_Collected material_:
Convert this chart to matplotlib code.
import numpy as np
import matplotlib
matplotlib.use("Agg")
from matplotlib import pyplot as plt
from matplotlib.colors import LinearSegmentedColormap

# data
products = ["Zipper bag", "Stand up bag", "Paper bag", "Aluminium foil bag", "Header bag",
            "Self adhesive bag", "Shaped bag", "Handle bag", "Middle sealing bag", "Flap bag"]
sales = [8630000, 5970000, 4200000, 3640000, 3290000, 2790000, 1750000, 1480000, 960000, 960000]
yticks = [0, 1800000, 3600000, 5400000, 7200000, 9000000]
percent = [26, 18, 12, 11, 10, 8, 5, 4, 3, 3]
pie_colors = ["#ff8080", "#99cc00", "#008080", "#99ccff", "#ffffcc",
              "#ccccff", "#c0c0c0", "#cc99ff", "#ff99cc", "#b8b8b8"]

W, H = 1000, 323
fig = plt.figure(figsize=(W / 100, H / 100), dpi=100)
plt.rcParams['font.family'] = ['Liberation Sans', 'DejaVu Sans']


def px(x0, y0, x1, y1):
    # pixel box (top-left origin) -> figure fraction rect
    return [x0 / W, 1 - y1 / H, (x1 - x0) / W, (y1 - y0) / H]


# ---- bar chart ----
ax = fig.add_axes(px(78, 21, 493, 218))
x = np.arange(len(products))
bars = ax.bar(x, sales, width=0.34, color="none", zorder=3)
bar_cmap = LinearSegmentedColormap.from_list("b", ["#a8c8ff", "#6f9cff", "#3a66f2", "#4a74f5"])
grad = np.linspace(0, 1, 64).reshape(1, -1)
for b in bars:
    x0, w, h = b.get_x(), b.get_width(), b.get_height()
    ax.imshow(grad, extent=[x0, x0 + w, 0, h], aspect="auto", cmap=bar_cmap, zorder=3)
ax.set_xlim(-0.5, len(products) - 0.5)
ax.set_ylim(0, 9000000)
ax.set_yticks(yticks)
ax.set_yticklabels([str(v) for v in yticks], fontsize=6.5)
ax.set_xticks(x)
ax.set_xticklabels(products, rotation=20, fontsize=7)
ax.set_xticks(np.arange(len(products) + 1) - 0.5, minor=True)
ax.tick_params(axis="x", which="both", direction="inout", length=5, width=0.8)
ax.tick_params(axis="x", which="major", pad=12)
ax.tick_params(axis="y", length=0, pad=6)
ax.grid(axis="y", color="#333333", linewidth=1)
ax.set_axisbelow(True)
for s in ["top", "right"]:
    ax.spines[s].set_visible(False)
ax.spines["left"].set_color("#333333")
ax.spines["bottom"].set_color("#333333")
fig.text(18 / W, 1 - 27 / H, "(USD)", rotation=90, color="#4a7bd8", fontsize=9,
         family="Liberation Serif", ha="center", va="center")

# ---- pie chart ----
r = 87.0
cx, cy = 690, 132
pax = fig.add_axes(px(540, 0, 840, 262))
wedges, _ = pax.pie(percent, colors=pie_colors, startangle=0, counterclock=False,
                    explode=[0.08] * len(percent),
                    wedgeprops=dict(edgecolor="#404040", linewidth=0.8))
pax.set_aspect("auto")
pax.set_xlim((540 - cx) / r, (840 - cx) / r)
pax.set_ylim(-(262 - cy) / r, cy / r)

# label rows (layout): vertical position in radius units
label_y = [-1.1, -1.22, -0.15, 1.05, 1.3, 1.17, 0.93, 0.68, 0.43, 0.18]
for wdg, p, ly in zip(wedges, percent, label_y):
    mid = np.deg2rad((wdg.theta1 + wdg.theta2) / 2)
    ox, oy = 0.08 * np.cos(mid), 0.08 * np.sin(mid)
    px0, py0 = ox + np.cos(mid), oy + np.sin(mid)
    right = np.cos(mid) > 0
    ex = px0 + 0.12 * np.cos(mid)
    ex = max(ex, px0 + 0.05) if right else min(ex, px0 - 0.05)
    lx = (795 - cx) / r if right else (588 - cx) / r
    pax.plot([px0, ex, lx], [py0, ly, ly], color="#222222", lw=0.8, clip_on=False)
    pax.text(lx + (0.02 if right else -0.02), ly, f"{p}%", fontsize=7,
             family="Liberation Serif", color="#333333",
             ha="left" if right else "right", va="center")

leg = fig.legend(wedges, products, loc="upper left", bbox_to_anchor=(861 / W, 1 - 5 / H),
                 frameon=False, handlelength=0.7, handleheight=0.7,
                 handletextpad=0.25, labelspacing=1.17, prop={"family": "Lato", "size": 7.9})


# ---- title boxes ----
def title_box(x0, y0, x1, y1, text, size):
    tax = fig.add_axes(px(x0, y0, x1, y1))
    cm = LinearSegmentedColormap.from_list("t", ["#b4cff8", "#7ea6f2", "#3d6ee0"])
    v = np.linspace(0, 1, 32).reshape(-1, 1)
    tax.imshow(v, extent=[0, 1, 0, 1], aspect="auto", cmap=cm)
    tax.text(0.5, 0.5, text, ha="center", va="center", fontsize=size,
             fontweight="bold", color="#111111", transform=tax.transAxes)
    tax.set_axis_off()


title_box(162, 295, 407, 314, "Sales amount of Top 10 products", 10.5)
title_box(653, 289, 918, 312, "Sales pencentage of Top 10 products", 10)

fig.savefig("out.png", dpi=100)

_Your task_:
Reproduce the whole listing word for word.

_Written solution_:
Convert this chart to matplotlib code.
import numpy as np
import matplotlib
matplotlib.use("Agg")
from matplotlib import pyplot as plt
from matplotlib.colors import LinearSegmentedColormap

# data
products = ["Zipper bag", "Stand up bag", "Paper bag", "Aluminium foil bag", "Header bag",
            "Self adhesive bag", "Shaped bag", "Handle bag", "Middle sealing bag", "Flap bag"]
sales = [8630000, 5970000, 4200000, 3640000, 3290000, 2790000, 1750000, 1480000, 960000, 960000]
yticks = [0, 1800000, 3600000, 5400000, 7200000, 9000000]
percent = [26, 18, 12, 11, 10, 8, 5, 4, 3, 3]
pie_colors = ["#ff8080", "#99cc00", "#008080", "#99ccff", "#ffffcc",
              "#ccccff", "#c0c0c0", "#cc99ff", "#ff99cc", "#b8b8b8"]

W, H = 1000, 323
fig = plt.figure(figsize=(W / 100, H / 100), dpi=100)
plt.rcParams['font.family'] = ['Liberation Sans', 'DejaVu Sans']


def px(x0, y0, x1, y1):
    # pixel box (top-left origin) -> figure fraction rect
    return [x0 / W, 1 - y1 / H, (x1 - x0) / W, (y1 - y0) / H]


# ---- bar chart ----
ax = fig.add_axes(px(78, 21, 493, 218))
x = np.arange(len(products))
bars = ax.bar(x, sales, width=0.34, color="none", zorder=3)
bar_cmap = LinearSegmentedColormap.from_list("b", ["#a8c8ff", "#6f9cff", "#3a66f2", "#4a74f5"])
grad = np.linspace(0, 1, 64).reshape(1, -1)
for b in bars:
    x0, w, h = b.get_x(), b.get_width(), b.get_height()
    ax.imshow(grad, extent=[x0, x0 + w, 0, h], aspect="auto", cmap=bar_cmap, zorder=3)
ax.set_xlim(-0.5, len(products) - 0.5)
ax.set_ylim(0, 9000000)
ax.set_yticks(yticks)
ax.set_yticklabels([str(v) for v in yticks], fontsize=6.5)
ax.set_xticks(x)
ax.set_xticklabels(products, rotation=20, fontsize=7)
ax.set_xticks(np.arange(len(products) + 1) - 0.5, minor=True)
ax.tick_params(axis="x", which="both", direction="inout", length=5, width=0.8)
ax.tick_params(axis="x", which="major", pad=12)
ax.tick_params(axis="y", length=0, pad=6)
ax.grid(axis="y", color="#333333", linewidth=1)
ax.set_axisbelow(True)
for s in ["top", "right"]:
    ax.spines[s].set_visible(False)
ax.spines["left"].set_color("#333333")
ax.spines["bottom"].set_color("#333333")
fig.text(18 / W, 1 - 27 / H, "(USD)", rotation=90, color="#4a7bd8", fontsize=9,
         family="Liberation Serif", ha="center", va="center")

# ---- pie chart ----
r = 87.0
cx, cy = 690, 132
pax = fig.add_axes(px(540, 0, 840, 262))
wedges, _ = pax.pie(percent, colors=pie_colors, startangle=0, counterclock=False,
                    explode=[0.08] * len(percent),
                    wedgeprops=dict(edgecolor="#404040", linewidth=0.8))
pax.set_aspect("auto")
pax.set_xlim((540 - cx) / r, (840 - cx) / r)
pax.set_ylim(-(262 - cy) / r, cy / r)

# label rows (layout): vertical position in radius units
label_y = [-1.1, -1.22, -0.15, 1.05, 1.3, 1.17, 0.93, 0.68, 0.43, 0.18]
for wdg, p, ly in zip(wedges, percent, label_y):
    mid = np.deg2rad((wdg.theta1 + wdg.theta2) / 2)
    ox, oy = 0.08 * np.cos(mid), 0.08 * np.sin(mid)
    px0, py0 = ox + np.cos(mid), oy + np.sin(mid)
    right = np.cos(mid) > 0
    ex = px0 + 0.12 * np.cos(mid)
    ex = max(ex, px0 + 0.05) if right else min(ex, px0 - 0.05)
    lx = (795 - cx) / r if right else (588 - cx) / r
    pax.plot([px0, ex, lx], [py0, ly, ly], color="#222222", lw=0.8, clip_on=False)
    pax.text(lx + (0.02 if right else -0.02), ly, f"{p}%", fontsize=7,
             family="Liberation Serif", color="#333333",
             ha="left" if right else "right", va="center")

leg = fig.legend(wedges, products, loc="upper left", bbox_to_anchor=(861 / W, 1 - 5 / H),
                 frameon=False, handlelength=0.7, handleheight=0.7,
                 handletextpad=0.25, labelspacing=1.17, prop={"family": "Lato", "size": 7.9})


# ---- title boxes ----
def title_box(x0, y0, x1, y1, text, size):
    tax = fig.add_axes(px(x0, y0, x1, y1))
    cm = LinearSegmentedColormap.from_list("t", ["#b4cff8", "#7ea6f2", "#3d6ee0"])
    v = np.linspace(0, 1, 32).reshape(-1, 1)
    tax.imshow(v, extent=[0, 1, 0, 1], aspect="auto", cmap=cm)
    tax.text(0.5, 0.5, text, ha="center", va="center", fontsize=size,
             fontweight="bold", color="#111111", transform=tax.transAxes)
    tax.set_axis_off()


title_box(162, 295, 407, 314, "Sales amount of Top 10 products", 10.5)
title_box(653, 289, 918, 312, "Sales pencentage of Top 10 products", 10)

fig.savefig("out.png", dpi=100)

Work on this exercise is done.